Grijs. Ik hou van Grijs. Noem me gerust een grijze muis, want dat ben ik. Altijd al. Op ontzettend veel vlakken voel ik me grijs:
Grijs is mijn mening, nooit extreem zus of zo, eerder weloverwogen ergens tussenin. Grijs is de helft van mijn kleerkast. Grijs is introvert zijn, geen haantje de voorste, geen mensen-mens. Grijs is voor de observator, de afwachtende. Grijs is gevoelig. Grijs denkt voor zichzelf maar hoeft dit niet zo nodig naar buiten te brengen. Grijs is terugtrekken. Grijs is het weer buiten. Grijs is mijn gevoel. Grijs is voor al hetgeen in mijn hoofd omgaat maar zich niet zo vertaalt naar buiten toe. Grijs is mijn gemoed. Grijs staat voor vaagheid en dromen. Grijs knikt ja maar denkt nee. Grijs doet stiekem toch zijn zin.
Op slechte dagen tuimel ik in een groot zwart gat. Donker zijn mijn gedachten, donker is mijn ziel. Het liefst kruip ik dan weg in mijn veilig nest. Rondom mij gebeuren er dingen die me volledig ontgaan. De wereld buiten bruist van leven, maar ik voel niks. Rondom mij is alles zwart. Zwart brengt verderf en verdriet.
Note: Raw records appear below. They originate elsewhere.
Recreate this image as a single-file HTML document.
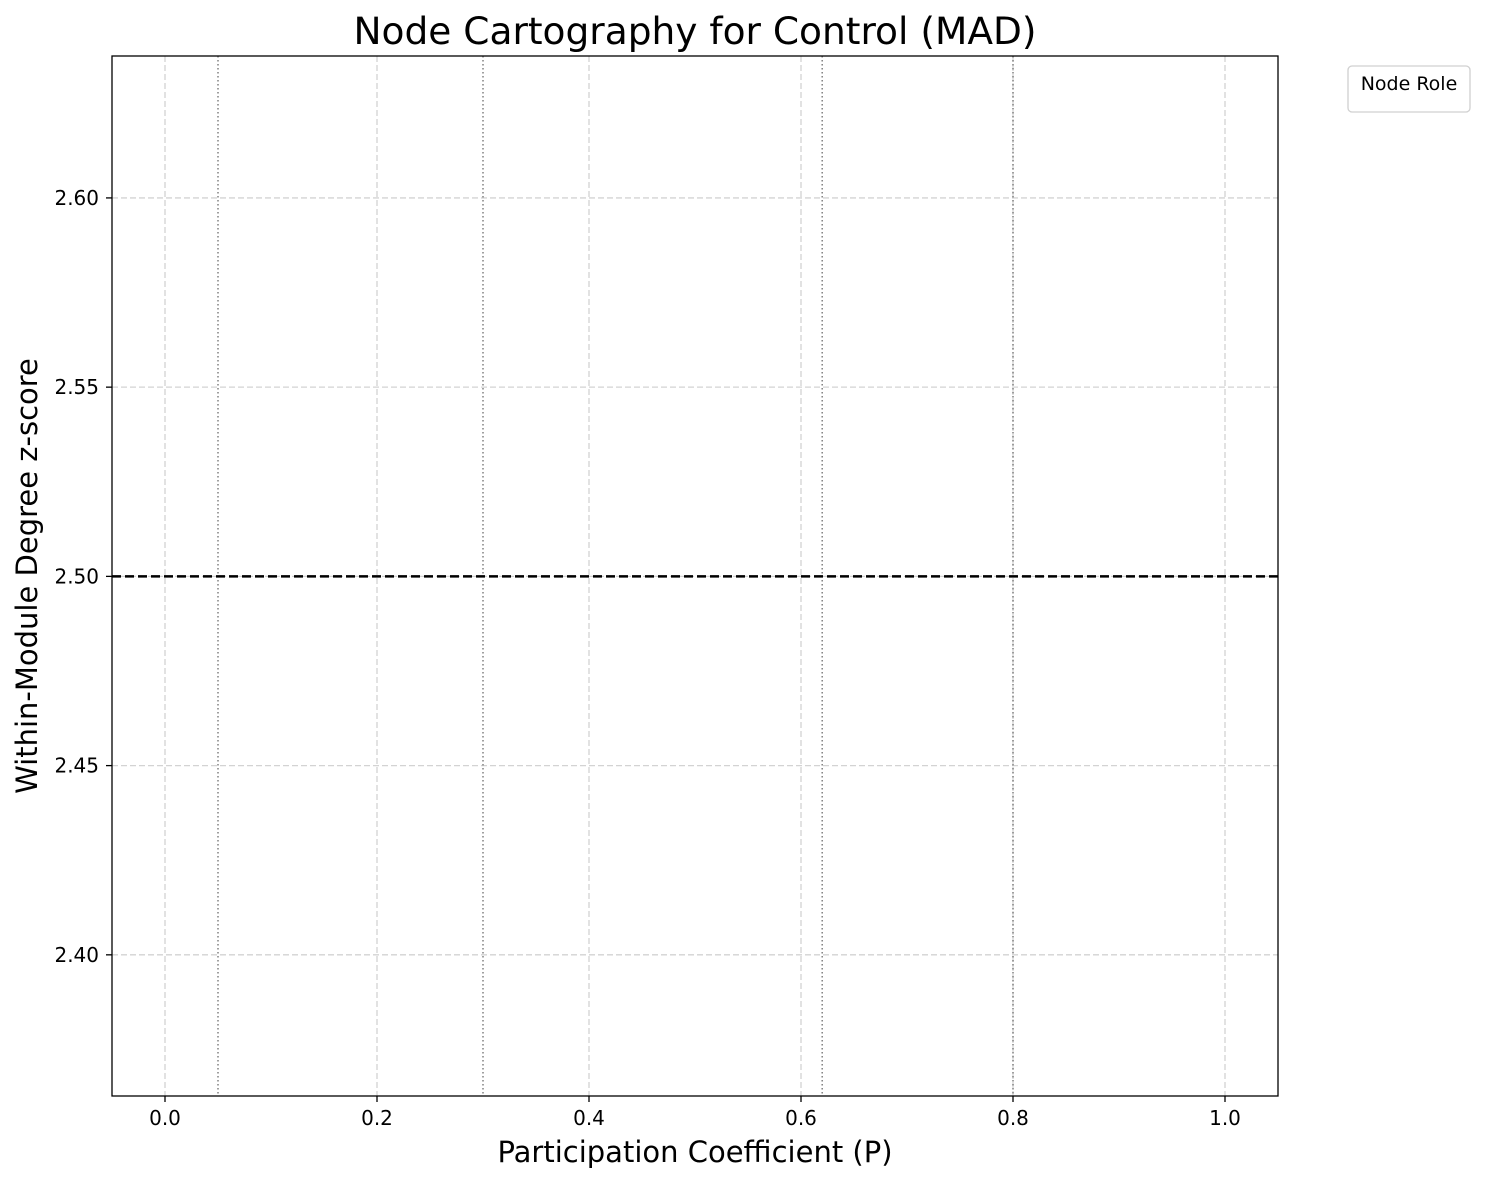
<!DOCTYPE html>
<html><head><meta charset="utf-8"><style>
html,body{margin:0;padding:0;background:#fff;}
svg{display:block;font-family:"DejaVu Sans","Liberation Sans",sans-serif;}
</style></head><body>
<svg id="chart" width="1485" height="1183" viewBox="0 0 1485 1183">
<text x="695" y="44" font-size="37.5" text-anchor="middle">Node Cartography for Control (MAD)</text>
<g id="grid"></g>
<g id="refs"></g>
<rect x="112" y="56" width="1166" height="1040" fill="none" stroke="#000" stroke-width="1.3"/>
<g id="xticks"></g>
<g id="yticks"></g>
<text x="695" y="1162" font-size="29" text-anchor="middle">Participation Coefficient (P)</text>
<text transform="translate(37,576) rotate(-90)" font-size="29" text-anchor="middle">Within-Module Degree z-score</text>
<g>
<rect x="1348" y="66" width="122" height="46" rx="4" fill="#fff" stroke="#d0d0d0" stroke-width="1.3"/>
<text x="1409" y="90" font-size="19" text-anchor="middle">Node Role</text>
</g>
</svg>
<script>
const xTicks=[0.0,0.2,0.4,0.6,0.8,1.0];
const yTicks=[2.40,2.45,2.50,2.55,2.60];
const pThresholds=[0.05,0.30,0.62,0.80];
const zThreshold=[2.5];
const xDomain=[-0.05,1.05], yDomain=[2.3627,2.6375];
const L=112,R=1278,T=56,B=1096;
const sx=v=>L+(v-xDomain[0])/(xDomain[1]-xDomain[0])*(R-L);
const sy=v=>B-(v-yDomain[0])/(yDomain[1]-yDomain[0])*(B-T);
const NS="http://www.w3.org/2000/svg";
function mk(tag,attrs,parent){const e=document.createElementNS(NS,tag);for(const k in attrs)e.setAttribute(k,attrs[k]);parent.appendChild(e);return e;}
const grid=document.getElementById('grid'),refs=document.getElementById('refs'),gx=document.getElementById('xticks'),gy=document.getElementById('yticks');
xTicks.forEach(v=>{const x=sx(v);
 const g=mk('line',{x1:x,x2:x,y1:T,y2:B,stroke:'#d3d3d3','stroke-width':1.3,'stroke-dasharray':'6,3'},grid);
 
 
 const t=mk('line',{x1:x,x2:x,y1:B,y2:B+6,stroke:'#000','stroke-width':1.3},gx);
 
 
 const l=mk('text',{x:x,y:B+29,'font-size':20,'text-anchor':'middle'},gx);l.textContent=v.toFixed(1);
 
 
});
yTicks.forEach(v=>{const y=sy(v);
 const g=mk('line',{x1:L,x2:R,y1:y,y2:y,stroke:'#d3d3d3','stroke-width':1.3,'stroke-dasharray':'6,3'},grid);
 
 
 const t=mk('line',{x1:L-6,x2:L,y1:y,y2:y,stroke:'#000','stroke-width':1.3},gy);
 
 
 const l=mk('text',{x:L-13,y:y+7,'font-size':20,'text-anchor':'end'},gy);l.textContent=v.toFixed(2);
 
 
});
pThresholds.forEach(v=>{const x=sx(v);
 const e=mk('line',{x1:x,x2:x,y1:T,y2:B,stroke:'#808080','stroke-width':1.5,'stroke-dasharray':'1.5,2.5'},refs);
 
 
});
zThreshold.forEach(v=>{const y=sy(v);
 const e=mk('line',{x1:L,x2:R,y1:y,y2:y,stroke:'#000','stroke-width':2.4,'stroke-dasharray':'9,4'},refs);
 
 
});
</script>
</body></html>
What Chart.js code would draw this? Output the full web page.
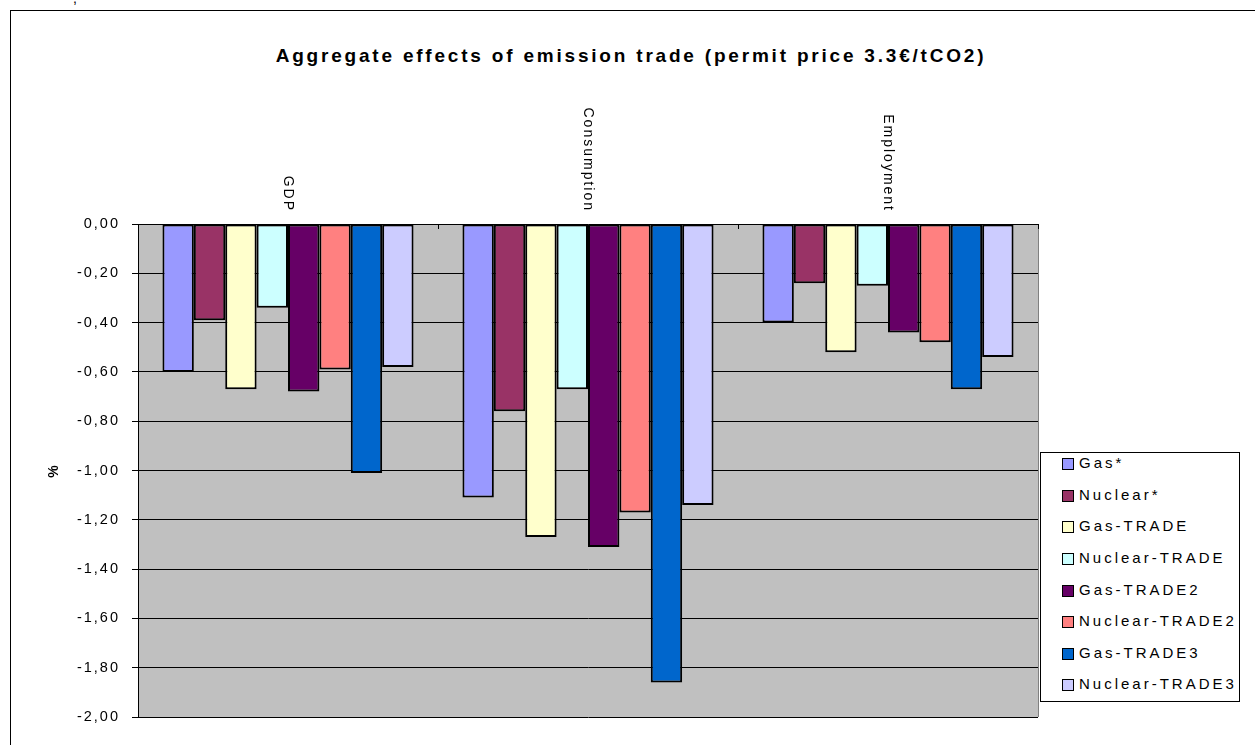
<!DOCTYPE html>
<html>
<head>
<meta charset="utf-8">
<script src="https://cdn.jsdelivr.net/npm/chart.js@4.4.1/dist/chart.umd.min.js"></script>
<style>
  html, body { margin: 0; padding: 0; background: #fff; }
  body { width: 1255px; height: 745px; position: relative; overflow: hidden; font-family: Arial, "Liberation Sans", sans-serif; }
  #frame { position: absolute; left: 10px; top: 10px; width: 1300px; height: 800px; border-left: 1px solid #000; border-top: 1px solid #000; }
  #title { position: absolute; left: 0; width: 1262px; top: 45px; text-align: center; font-weight: bold; font-size: 19px; letter-spacing: 2.8px; color: #000; }
  #wrap { position: absolute; left: 0; top: 0; width: 1255px; height: 745px; }
  #legend { position: absolute; left: 1040px; top: 452px; width: 200px; height: 250px; border: 1px solid #000; background: #fff; box-sizing: border-box; }
  .li { height: 31.6px; display: flex; align-items: center; padding-left: 21px; font-size: 15px; letter-spacing: 3px; color: #000; white-space: nowrap; }
  .li:first-child { margin-top: -6px; }
  .sw { width: 10px; height: 10px; border: 1px solid #000; margin-right: 5px; margin-top: 3px; flex: none; }
  #stub { position: absolute; left: 73px; top: -10px; font-size: 14px; }
</style>
</head>
<body>
<div id="stub">,</div>
<div id="frame"></div>
<div id="title">Aggregate effects of emission trade (permit price 3.3€/tCO2)</div>
<div id="wrap"><canvas id="c"></canvas></div>
<div id="legend"></div>
<script>
// ── DATA ──────────────────────────────────
const categories = ['GDP', 'Consumption', 'Employment'];
const seriesNames = ['Gas*', 'Nuclear*', 'Gas-TRADE', 'Nuclear-TRADE', 'Gas-TRADE2', 'Nuclear-TRADE2', 'Gas-TRADE3', 'Nuclear-TRADE3'];
const gasStar        = [-0.60, -1.11, -0.40];
const nuclearStar    = [-0.39, -0.76, -0.24];
const gasTrade       = [-0.67, -1.27, -0.52];
const nuclearTrade   = [-0.34, -0.67, -0.25];
const gasTrade2      = [-0.68, -1.31, -0.44];
const nuclearTrade2  = [-0.59, -1.17, -0.48];
const gasTrade3      = [-1.01, -1.86, -0.67];
const nuclearTrade3  = [-0.58, -1.14, -0.54];
const seriesValues = [gasStar, nuclearStar, gasTrade, nuclearTrade, gasTrade2, nuclearTrade2, gasTrade3, nuclearTrade3];
const colors = ['#9999FF', '#993366', '#FFFFCC', '#CCFFFF', '#660066', '#FF8080', '#0066CC', '#CCCCFF'];

// ── LEGEND ────────────────────────────────
document.getElementById('legend').innerHTML = seriesNames.map((n, i) =>
  `<div class="li"><span class="sw" style="background:${colors[i]}"></span>${n}</div>`).join('');

// ── PLUGIN: plot bg, category labels, spacing ──
const decor = {
  id: 'decor',
  beforeDraw(chart) {
    const { ctx, chartArea: a } = chart;
    ctx.save();
    ctx.fillStyle = '#C0C0C0';
    ctx.fillRect(a.left, a.top, a.right - a.left, a.bottom - a.top);
    ctx.restore();
    ctx.letterSpacing = '2px';
  },
  afterDraw(chart) {
    const { ctx, chartArea: a } = chart;
    ctx.letterSpacing = '0px';
    ctx.save();
    // right edge of plot
    ctx.strokeStyle = '#808080';
    ctx.lineWidth = 1;
    ctx.beginPath();
    ctx.moveTo(a.right + 0.5, a.top);
    ctx.lineTo(a.right + 0.5, a.bottom);
    ctx.stroke();
    // small tick marks at category boundaries
    ctx.strokeStyle = '#000';
    const w = (a.right - a.left) / categories.length;
    for (let i = 0; i <= categories.length; i++) {
      const x = Math.round(a.left + i * w) + 0.5;
      ctx.beginPath();
      ctx.moveTo(x, a.top);
      ctx.lineTo(x, a.top + 5);
      ctx.stroke();
    }
    // rotated category labels above the plot
    ctx.fillStyle = '#000';
    ctx.font = '14px Arial, "Liberation Sans", sans-serif';
    ctx.letterSpacing = '2px';
    ctx.textAlign = 'right';
    ctx.textBaseline = 'middle';
    categories.forEach((c, i) => {
      const x = chart.scales.x.getPixelForValue(i);
      ctx.save();
      ctx.translate(x, a.top - 12);
      ctx.rotate(Math.PI / 2);
      ctx.fillText(c, 0, 0);
      ctx.restore();
    });
    ctx.restore();
    ctx.letterSpacing = '0px';
  }
};

// ── CHART ────────────────────────────────
new Chart(document.getElementById('c'), {
  type: 'bar',
  data: {
    labels: categories,
    datasets: seriesNames.map((n, i) => ({
      label: n,
      data: seriesValues[i],
      backgroundColor: colors[i],
      borderColor: '#000',
      borderWidth: 2,
      borderSkipped: false,
      categoryPercentage: 0.837,
      barPercentage: 1
    }))
  },
  options: {
    responsive: true, maintainAspectRatio: false, animation: false,
    layout: { padding: { left: 0, top: 224, right: 217, bottom: 28 } },
    plugins: { legend: { display: false }, tooltip: { enabled: false } },
    scales: {
      x: { display: false },
      y: {
        min: -2, max: 0,
        afterFit: s => { s.width = 138; },
        border: { display: true, color: '#000', width: 1 },
        grid: { color: '#000', lineWidth: 1, tickLength: 6, drawTicks: true },
        ticks: {
          stepSize: 0.2, padding: 12, color: '#000',
          font: { size: 14.5, family: 'Arial, "Liberation Sans", sans-serif' },
          callback: v => (Math.abs(v) < 1e-9 ? 0 : v).toFixed(2).replace('.', ',')
        },
        title: {
          display: true, text: '%', color: '#000',
          font: { size: 14, weight: 'bold', family: 'Arial, "Liberation Sans", sans-serif' },
          padding: { top: 46, bottom: 0 }
        }
      }
    }
  },
  plugins: [decor]
});
</script>
</body>
</html>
Zwart ben je liever niet.
Op goeie dagen voel ik me warm geel. Of fel oranje. Of uitdagend rood. Op heel goeie dagen voel ik me de regenboog. Creativiteit en durf in al zijn kleuren. Voorbij die regenboog ontstaat hoop. Voorbij die hoop ontstaat geluk. Grijs vindt zijn manier, zijn weg. De toekomst is aan grijs.